Que faire ? Il est hors de question de renoncer aux si beaux fruits de notre modernité politique, car cet héritage des Lumières, de la liberté et de la connaissance est encore le nôtre. Mais sans doute est-il question de faire émerger de nouvelles structures politiques, d'imaginer les institutions de demain où, sans transiger sur la laïcité, l'individu puisse rêver spirituellement plus large que de défendre le seul pré carré de ses droits formels, droits toujours plus catégoriels, toujours moins tournés vers la loyauté citoyenne.

Appelons de nos vœux, pour ce 21ème siècle, la création de structures médiatrices.
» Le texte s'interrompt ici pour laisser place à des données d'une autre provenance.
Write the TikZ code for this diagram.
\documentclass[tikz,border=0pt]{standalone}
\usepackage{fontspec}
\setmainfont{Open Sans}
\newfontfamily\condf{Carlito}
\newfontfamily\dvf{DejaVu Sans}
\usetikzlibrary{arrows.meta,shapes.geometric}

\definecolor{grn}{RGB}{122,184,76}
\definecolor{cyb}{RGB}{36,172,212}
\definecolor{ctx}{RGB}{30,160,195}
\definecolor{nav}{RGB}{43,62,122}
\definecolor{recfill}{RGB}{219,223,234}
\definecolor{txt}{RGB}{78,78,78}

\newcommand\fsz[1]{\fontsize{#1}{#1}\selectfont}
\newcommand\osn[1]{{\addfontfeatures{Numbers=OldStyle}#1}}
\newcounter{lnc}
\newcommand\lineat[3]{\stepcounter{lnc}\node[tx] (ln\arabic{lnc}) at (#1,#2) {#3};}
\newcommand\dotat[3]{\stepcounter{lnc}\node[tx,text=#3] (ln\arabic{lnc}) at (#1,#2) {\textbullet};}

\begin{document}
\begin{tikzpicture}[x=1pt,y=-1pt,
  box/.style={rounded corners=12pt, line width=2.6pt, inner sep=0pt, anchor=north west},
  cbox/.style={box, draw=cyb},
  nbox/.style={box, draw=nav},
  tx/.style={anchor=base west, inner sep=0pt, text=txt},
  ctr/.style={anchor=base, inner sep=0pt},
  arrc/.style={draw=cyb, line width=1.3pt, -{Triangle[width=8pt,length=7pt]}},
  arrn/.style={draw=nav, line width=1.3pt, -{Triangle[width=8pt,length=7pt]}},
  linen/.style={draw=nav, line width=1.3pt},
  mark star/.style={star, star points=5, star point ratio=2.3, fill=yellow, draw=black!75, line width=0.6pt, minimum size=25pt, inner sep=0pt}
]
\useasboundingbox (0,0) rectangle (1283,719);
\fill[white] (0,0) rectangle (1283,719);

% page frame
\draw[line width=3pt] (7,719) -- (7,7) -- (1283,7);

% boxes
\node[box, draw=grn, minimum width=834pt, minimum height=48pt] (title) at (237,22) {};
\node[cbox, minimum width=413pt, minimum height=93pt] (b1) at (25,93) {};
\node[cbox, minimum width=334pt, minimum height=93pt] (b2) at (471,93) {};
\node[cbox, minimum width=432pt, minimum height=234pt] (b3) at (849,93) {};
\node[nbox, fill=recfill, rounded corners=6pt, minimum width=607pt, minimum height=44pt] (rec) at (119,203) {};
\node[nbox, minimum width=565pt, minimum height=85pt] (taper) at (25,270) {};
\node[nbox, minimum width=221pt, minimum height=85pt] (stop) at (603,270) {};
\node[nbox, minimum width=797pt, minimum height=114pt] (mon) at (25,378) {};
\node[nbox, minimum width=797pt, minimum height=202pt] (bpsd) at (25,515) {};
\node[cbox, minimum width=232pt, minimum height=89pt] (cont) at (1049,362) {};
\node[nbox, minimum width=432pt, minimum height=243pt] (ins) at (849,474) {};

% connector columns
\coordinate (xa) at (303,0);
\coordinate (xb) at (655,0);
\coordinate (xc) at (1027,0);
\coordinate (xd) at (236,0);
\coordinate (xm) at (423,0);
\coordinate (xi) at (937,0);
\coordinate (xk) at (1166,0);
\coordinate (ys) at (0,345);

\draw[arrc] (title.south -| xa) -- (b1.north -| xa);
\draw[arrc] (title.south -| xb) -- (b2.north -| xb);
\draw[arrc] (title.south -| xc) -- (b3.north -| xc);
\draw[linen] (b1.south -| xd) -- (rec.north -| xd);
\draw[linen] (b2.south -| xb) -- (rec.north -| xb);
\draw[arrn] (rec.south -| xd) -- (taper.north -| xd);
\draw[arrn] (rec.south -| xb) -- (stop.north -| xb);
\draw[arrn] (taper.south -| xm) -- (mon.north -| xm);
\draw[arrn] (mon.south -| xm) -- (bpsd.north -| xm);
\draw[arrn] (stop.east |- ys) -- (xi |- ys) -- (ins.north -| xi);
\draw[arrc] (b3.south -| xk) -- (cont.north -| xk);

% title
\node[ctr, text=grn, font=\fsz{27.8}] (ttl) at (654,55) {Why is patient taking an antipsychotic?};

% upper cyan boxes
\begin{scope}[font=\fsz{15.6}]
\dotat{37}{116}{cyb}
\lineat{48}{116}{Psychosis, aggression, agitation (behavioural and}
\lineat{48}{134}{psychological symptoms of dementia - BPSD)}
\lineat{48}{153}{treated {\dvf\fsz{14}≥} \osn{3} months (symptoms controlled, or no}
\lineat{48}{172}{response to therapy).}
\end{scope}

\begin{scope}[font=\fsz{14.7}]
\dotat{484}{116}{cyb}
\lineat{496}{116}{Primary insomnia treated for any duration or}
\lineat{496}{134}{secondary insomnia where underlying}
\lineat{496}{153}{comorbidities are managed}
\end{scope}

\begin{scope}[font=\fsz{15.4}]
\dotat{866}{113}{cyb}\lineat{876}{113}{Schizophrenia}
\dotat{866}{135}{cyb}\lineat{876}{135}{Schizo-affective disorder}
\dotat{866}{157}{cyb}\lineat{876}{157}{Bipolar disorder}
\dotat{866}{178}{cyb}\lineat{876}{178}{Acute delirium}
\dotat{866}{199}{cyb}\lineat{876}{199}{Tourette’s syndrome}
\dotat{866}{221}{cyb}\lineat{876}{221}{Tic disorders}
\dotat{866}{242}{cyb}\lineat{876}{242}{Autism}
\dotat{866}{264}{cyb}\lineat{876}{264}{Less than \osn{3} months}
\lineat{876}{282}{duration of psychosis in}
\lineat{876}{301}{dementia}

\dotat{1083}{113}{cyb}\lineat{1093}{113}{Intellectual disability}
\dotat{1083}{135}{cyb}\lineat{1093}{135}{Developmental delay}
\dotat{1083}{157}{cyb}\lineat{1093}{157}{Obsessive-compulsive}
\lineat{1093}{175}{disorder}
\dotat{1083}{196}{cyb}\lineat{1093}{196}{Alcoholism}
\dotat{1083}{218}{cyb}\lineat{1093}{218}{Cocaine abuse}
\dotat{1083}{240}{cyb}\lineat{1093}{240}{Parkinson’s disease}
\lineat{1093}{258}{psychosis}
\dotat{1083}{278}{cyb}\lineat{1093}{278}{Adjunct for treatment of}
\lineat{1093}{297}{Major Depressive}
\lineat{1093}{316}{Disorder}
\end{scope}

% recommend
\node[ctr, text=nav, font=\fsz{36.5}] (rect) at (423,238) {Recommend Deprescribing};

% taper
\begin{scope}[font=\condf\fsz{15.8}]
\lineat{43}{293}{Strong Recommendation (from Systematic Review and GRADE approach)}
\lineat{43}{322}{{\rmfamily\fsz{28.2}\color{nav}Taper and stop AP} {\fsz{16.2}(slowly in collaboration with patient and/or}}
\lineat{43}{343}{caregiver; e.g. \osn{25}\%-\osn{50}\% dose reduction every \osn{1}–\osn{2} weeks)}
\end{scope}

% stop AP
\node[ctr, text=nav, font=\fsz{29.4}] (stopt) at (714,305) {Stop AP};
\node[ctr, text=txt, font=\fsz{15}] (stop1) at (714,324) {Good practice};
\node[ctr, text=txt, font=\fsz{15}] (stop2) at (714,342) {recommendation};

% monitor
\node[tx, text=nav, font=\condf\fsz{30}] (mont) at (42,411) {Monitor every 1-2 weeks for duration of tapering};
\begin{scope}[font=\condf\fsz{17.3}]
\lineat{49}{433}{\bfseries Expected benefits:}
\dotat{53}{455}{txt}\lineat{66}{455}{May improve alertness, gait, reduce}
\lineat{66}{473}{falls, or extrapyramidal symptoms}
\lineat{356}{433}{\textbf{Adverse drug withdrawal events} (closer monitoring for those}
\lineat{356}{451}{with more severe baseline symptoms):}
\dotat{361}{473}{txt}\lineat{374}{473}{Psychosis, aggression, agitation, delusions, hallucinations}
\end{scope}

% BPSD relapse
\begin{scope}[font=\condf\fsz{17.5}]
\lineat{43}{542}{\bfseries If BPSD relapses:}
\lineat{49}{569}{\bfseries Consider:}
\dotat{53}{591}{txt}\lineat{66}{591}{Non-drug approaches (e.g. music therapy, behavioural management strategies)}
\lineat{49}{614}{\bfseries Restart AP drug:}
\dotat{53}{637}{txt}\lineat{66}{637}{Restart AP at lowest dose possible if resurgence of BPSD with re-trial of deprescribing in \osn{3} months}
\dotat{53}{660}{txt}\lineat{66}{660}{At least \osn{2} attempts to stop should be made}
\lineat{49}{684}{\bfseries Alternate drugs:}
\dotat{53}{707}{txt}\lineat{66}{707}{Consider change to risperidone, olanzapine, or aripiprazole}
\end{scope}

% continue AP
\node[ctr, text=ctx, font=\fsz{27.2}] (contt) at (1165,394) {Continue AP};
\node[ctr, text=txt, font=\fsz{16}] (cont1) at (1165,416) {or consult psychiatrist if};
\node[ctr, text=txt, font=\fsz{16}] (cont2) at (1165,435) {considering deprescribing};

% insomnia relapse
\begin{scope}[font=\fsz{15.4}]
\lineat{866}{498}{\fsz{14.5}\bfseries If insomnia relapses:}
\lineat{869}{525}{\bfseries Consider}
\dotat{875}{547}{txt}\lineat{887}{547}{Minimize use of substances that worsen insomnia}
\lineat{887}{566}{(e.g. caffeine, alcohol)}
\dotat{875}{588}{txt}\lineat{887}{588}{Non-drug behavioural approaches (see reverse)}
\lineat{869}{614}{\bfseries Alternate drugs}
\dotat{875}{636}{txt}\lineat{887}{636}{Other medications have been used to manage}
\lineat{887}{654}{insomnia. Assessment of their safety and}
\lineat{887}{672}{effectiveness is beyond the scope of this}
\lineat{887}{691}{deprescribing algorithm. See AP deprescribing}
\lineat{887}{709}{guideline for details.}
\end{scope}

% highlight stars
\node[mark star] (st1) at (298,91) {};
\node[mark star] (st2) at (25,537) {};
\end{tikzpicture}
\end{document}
Médiatrices, pour organiser la rencontre entre société civile et instances de l'Etat autour d'un thème qui n'a pas encore atteint sa maturité en France, la spiritualité. Elles ne pourront d'ailleurs le faire que si elles veillent scrupuleusement à proposer des plateformes "inter-convictionnelles", mêlant acteurs religieux et non religieux. Médiatrices également dans le rôle qu'elles pourraient jouer sur le terrain. Si l'enjeu est de s'adresser à des segments de population parfois éloignés, ou rebelles à l'autorité publique, leur rôle serait de faire remonter l'expression des identités -- de plus en plus souvent captées par le seul prisme de l'identité religieuse, vers la notion plus large de citoyenneté.

Ajoutons enfin que les spiritualités, les religions en particulier, lesquelles font volontiers profession de se soucier de "l'autre", devront s'illustrer, pour être entendues de la société, par leur capacité à donner aux femmes toute la place qui leur revient au sein de leurs hiérarchies.

Le retour du problème théologico-politique n'est pas une malédiction. Sachons le reconnaître, le nommer, le capitaliser par les structures médiatrices adéquates. A cet aune, il nous offre une occasion de nous réveiller, de nous remettre à chercher les bons coagulants pour réenchanter le peuple français.